*What you need to do*. Extract each line holding the word "that" from the entries.

*Dataset records*.
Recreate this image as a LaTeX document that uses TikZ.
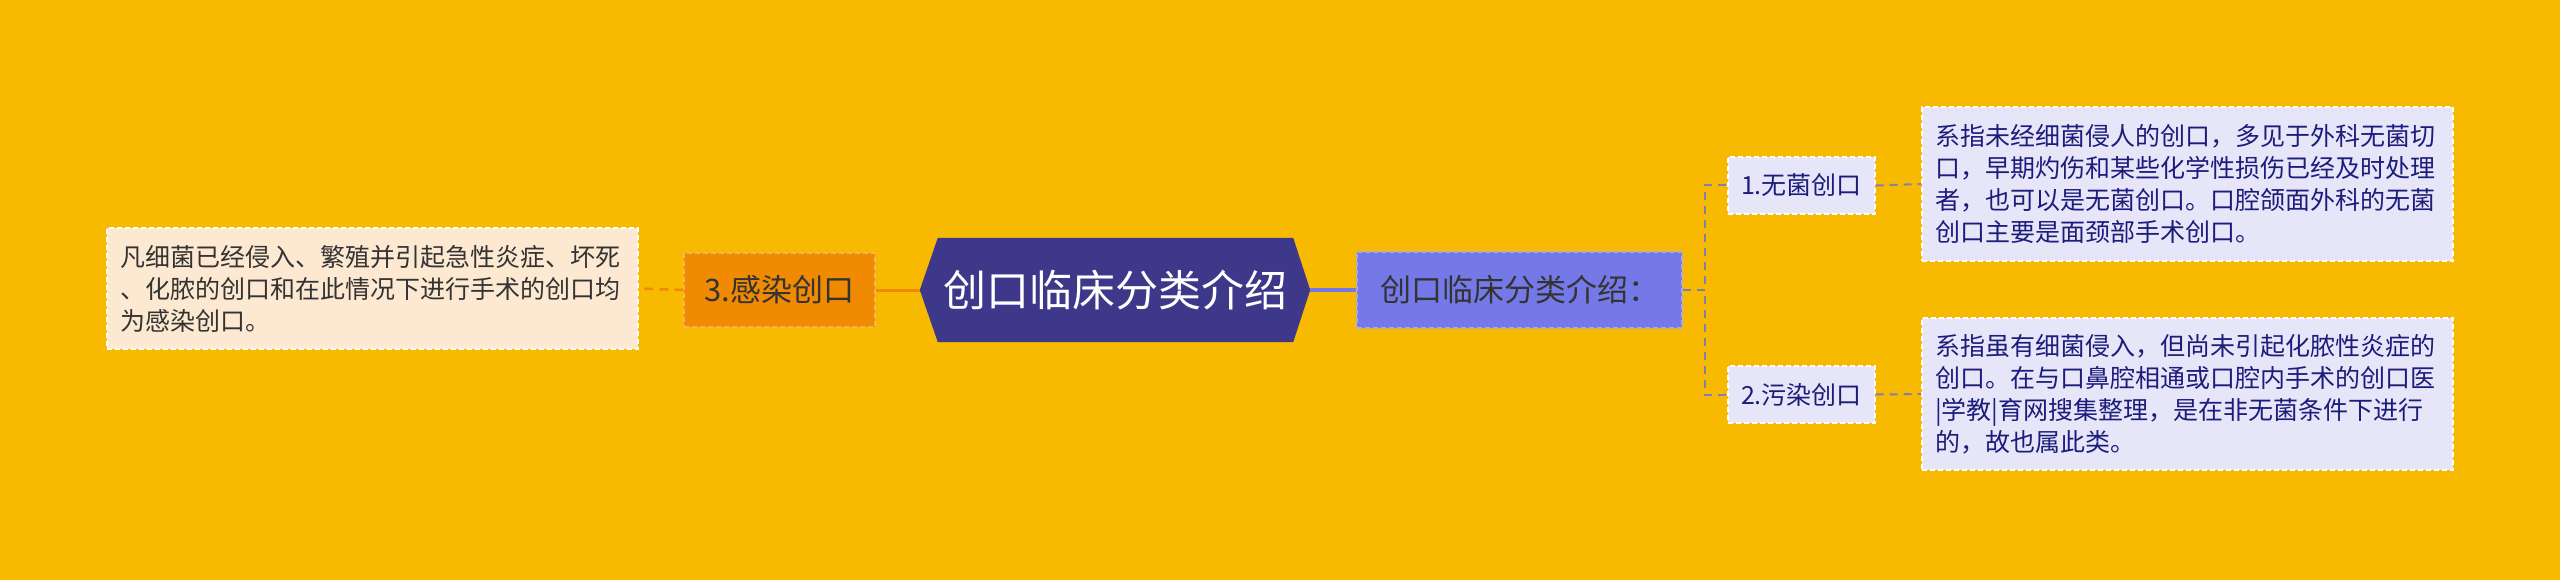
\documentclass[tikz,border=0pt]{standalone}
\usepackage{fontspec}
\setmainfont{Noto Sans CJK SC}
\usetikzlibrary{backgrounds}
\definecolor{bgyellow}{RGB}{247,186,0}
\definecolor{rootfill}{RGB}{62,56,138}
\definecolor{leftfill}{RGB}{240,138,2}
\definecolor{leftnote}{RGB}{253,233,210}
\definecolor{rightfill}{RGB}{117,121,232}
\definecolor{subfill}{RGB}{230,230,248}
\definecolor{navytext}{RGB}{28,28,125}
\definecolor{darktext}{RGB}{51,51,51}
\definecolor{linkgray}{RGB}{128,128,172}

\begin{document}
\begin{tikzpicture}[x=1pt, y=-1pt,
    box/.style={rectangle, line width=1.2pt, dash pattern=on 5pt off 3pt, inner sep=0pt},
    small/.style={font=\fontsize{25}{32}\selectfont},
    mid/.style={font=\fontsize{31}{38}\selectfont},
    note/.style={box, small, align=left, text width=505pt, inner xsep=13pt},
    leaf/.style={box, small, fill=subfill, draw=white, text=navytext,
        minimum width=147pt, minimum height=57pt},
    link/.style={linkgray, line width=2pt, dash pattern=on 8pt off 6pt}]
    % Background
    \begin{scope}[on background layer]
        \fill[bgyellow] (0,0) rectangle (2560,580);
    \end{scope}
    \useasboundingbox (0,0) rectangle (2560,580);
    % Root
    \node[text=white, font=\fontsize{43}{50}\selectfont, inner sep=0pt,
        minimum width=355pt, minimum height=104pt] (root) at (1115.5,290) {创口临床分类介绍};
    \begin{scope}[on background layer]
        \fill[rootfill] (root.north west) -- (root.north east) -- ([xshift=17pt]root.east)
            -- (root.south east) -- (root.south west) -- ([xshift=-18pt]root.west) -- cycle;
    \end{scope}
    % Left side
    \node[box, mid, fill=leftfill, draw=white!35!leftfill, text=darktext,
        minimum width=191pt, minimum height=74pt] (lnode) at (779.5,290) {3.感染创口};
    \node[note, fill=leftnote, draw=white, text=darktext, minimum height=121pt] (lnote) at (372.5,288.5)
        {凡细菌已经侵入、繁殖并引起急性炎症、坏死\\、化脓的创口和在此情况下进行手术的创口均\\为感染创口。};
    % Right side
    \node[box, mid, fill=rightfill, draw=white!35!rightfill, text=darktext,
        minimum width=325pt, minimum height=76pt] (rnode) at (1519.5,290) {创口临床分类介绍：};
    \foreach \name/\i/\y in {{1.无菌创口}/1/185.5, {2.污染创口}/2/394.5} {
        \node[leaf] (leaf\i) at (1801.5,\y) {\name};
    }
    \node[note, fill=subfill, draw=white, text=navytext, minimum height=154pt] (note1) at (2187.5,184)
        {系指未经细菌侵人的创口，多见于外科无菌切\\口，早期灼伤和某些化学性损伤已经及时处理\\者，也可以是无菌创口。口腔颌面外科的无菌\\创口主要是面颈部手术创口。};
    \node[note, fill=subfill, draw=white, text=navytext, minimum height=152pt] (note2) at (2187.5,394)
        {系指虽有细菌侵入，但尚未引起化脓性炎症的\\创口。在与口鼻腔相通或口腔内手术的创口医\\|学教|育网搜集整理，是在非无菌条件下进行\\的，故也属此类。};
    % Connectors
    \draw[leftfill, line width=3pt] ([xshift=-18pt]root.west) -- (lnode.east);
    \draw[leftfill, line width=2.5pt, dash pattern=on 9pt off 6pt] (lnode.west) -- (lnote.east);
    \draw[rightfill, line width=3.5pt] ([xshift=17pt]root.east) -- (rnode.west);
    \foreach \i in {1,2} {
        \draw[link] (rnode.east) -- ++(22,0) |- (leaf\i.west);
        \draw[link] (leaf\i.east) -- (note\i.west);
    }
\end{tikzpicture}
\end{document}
==
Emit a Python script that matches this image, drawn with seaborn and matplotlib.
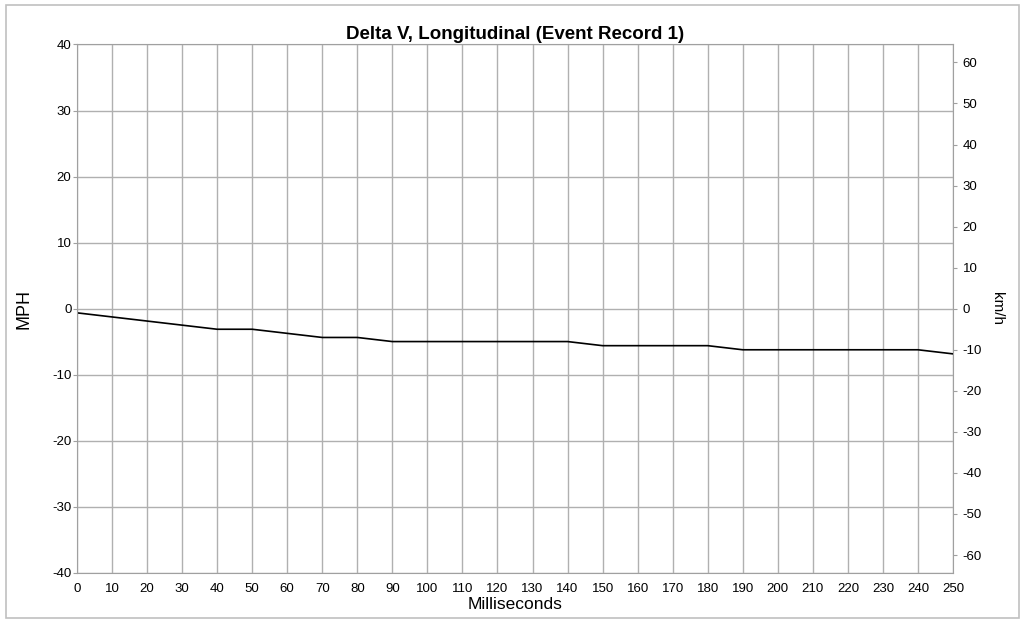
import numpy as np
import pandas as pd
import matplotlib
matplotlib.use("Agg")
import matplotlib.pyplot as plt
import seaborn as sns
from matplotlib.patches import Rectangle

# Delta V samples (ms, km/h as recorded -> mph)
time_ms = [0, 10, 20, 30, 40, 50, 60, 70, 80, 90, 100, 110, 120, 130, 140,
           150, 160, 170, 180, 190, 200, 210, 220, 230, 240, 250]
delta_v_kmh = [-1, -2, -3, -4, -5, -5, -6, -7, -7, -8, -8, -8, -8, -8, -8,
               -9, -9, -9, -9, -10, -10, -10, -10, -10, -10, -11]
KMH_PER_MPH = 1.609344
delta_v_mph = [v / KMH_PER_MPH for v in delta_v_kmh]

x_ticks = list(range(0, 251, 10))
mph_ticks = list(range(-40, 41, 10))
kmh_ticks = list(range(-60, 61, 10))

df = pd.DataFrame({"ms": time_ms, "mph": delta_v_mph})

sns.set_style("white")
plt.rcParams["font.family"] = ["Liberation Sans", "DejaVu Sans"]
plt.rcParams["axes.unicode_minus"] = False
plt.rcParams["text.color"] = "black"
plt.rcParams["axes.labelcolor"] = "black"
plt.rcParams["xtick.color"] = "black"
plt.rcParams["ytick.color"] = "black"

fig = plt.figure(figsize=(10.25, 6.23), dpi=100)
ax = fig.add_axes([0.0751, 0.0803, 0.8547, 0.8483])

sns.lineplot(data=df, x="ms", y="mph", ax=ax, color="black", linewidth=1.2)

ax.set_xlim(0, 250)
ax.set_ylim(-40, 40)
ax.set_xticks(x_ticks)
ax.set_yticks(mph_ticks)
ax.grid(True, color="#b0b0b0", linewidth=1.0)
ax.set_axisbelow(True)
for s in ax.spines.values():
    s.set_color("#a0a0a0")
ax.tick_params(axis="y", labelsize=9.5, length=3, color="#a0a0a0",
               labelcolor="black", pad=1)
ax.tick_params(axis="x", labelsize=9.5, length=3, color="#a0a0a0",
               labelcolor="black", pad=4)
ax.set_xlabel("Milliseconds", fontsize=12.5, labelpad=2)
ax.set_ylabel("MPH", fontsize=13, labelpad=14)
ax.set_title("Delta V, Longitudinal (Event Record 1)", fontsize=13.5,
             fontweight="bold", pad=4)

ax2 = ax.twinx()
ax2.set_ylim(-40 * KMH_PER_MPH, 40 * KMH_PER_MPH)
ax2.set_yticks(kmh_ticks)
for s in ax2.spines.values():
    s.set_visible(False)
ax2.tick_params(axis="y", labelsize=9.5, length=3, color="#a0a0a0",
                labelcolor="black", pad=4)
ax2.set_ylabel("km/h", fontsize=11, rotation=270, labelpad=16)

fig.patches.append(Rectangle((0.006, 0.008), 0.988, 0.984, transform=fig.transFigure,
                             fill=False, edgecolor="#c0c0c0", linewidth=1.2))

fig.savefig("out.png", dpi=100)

*Solution*.
Recreate this image as a LaTeX document that uses TikZ.
Emit a Python script that matches this image, drawn with seaborn and matplotlib.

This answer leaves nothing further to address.